[Given data]

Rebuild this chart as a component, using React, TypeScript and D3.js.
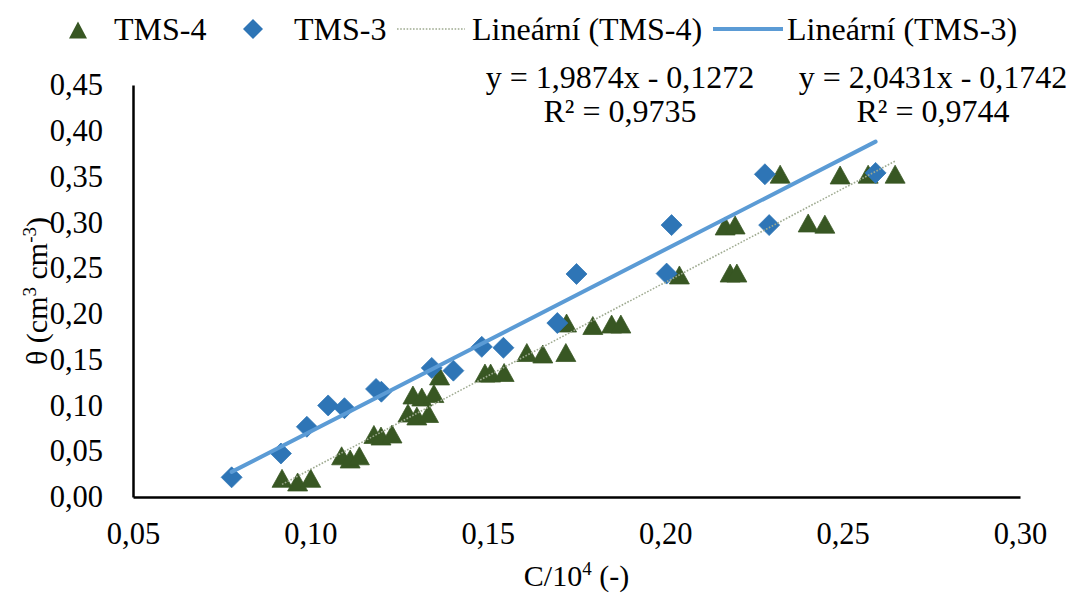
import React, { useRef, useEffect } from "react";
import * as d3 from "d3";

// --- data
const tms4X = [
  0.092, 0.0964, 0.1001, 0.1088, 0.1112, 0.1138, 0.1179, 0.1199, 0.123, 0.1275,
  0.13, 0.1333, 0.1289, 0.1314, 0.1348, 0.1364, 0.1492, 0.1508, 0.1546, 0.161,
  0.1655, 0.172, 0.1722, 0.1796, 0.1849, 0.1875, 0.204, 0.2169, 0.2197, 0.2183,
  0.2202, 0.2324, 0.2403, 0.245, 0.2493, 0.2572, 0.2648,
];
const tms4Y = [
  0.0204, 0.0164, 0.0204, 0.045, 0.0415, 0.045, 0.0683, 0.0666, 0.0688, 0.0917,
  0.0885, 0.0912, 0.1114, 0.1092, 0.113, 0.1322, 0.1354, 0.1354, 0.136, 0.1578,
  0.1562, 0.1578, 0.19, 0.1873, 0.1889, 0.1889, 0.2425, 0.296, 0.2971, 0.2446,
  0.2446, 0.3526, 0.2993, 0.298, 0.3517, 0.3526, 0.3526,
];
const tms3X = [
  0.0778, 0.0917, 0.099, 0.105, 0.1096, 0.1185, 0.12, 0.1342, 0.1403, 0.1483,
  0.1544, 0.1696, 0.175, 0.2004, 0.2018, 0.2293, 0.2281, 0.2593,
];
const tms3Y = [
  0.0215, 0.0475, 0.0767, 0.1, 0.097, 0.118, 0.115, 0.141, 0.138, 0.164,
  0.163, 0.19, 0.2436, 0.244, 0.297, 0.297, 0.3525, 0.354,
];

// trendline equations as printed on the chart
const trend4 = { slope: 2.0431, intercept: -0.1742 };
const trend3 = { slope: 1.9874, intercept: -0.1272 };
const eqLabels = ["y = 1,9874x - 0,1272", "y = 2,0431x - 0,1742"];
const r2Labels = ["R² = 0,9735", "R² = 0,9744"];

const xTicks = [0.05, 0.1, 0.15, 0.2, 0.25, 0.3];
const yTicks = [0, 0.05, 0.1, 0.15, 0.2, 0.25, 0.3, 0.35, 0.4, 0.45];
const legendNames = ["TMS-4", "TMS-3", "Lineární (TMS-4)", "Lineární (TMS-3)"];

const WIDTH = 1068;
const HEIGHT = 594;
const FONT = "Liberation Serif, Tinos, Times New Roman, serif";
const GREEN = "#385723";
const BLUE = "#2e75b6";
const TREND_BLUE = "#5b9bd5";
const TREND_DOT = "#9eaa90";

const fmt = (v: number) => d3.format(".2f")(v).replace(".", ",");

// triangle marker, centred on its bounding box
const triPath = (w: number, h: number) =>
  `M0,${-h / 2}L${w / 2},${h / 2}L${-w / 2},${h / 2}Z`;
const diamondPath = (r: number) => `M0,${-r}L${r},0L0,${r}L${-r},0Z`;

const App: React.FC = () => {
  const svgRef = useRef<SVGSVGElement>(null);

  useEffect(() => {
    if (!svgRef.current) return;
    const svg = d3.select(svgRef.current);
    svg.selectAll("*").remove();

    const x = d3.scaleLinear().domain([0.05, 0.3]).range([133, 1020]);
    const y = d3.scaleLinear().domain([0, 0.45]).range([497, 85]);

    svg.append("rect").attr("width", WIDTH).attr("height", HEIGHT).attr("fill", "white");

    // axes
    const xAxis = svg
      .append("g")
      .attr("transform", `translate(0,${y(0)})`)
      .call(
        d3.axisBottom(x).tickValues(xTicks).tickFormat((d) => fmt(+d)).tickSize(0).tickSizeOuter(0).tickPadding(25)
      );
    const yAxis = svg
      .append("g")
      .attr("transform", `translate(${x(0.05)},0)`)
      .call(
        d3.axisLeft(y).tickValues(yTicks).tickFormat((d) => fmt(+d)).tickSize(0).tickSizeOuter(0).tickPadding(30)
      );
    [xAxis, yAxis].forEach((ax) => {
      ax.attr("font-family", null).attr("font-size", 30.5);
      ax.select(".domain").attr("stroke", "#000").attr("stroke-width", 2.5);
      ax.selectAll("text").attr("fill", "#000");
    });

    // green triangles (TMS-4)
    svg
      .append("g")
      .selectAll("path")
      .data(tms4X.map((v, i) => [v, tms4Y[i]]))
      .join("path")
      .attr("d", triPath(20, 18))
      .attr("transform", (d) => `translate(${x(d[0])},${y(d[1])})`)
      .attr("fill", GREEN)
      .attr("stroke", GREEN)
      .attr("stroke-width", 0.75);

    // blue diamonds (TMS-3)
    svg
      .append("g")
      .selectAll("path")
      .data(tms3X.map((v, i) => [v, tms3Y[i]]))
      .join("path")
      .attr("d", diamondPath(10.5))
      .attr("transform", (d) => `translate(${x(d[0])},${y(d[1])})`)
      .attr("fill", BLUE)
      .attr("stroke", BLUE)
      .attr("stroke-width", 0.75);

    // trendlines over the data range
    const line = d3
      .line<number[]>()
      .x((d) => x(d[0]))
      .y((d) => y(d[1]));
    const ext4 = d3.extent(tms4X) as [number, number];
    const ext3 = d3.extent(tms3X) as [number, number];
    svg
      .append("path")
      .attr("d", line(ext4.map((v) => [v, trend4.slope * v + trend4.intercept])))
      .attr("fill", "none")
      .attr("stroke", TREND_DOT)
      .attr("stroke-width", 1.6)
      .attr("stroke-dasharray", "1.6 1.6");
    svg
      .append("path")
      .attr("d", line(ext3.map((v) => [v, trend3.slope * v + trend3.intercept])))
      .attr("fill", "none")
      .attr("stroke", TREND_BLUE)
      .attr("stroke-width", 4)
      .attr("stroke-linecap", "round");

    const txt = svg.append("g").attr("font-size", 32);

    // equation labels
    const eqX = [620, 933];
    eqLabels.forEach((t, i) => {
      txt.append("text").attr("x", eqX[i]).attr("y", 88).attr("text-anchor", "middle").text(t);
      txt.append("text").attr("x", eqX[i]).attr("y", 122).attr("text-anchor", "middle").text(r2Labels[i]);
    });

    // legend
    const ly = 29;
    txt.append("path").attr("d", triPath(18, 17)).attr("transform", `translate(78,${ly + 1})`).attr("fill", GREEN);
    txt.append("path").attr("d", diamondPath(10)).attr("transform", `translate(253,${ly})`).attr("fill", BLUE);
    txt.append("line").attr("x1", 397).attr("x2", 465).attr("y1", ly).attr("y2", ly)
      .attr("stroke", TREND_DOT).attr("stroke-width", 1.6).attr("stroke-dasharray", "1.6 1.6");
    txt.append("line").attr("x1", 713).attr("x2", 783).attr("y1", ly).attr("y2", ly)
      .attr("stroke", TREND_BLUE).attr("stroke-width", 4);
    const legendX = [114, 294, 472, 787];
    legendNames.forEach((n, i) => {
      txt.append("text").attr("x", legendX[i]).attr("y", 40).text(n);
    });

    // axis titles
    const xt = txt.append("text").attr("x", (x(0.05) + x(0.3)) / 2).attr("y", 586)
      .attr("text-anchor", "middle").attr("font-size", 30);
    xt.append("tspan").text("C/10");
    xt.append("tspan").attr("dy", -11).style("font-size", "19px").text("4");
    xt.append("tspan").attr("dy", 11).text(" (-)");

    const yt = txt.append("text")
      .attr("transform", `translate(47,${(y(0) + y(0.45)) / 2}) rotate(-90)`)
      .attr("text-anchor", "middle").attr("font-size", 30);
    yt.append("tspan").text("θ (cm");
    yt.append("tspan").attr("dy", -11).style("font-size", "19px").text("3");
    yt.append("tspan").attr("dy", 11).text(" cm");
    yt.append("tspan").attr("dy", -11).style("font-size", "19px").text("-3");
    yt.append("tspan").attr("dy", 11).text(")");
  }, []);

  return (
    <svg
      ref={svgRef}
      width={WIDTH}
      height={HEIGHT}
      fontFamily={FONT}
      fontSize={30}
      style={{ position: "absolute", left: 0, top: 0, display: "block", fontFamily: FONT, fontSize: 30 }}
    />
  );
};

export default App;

[What to do] Begin at the top of the material above and output each line exactly, stopping after the line that holds "import * as". Leave out pictures.

[Task result]
Rebuild this chart as a component, using React, TypeScript and D3.js.
import React, { useRef, useEffect } from "react";
import * as d3 from "d3";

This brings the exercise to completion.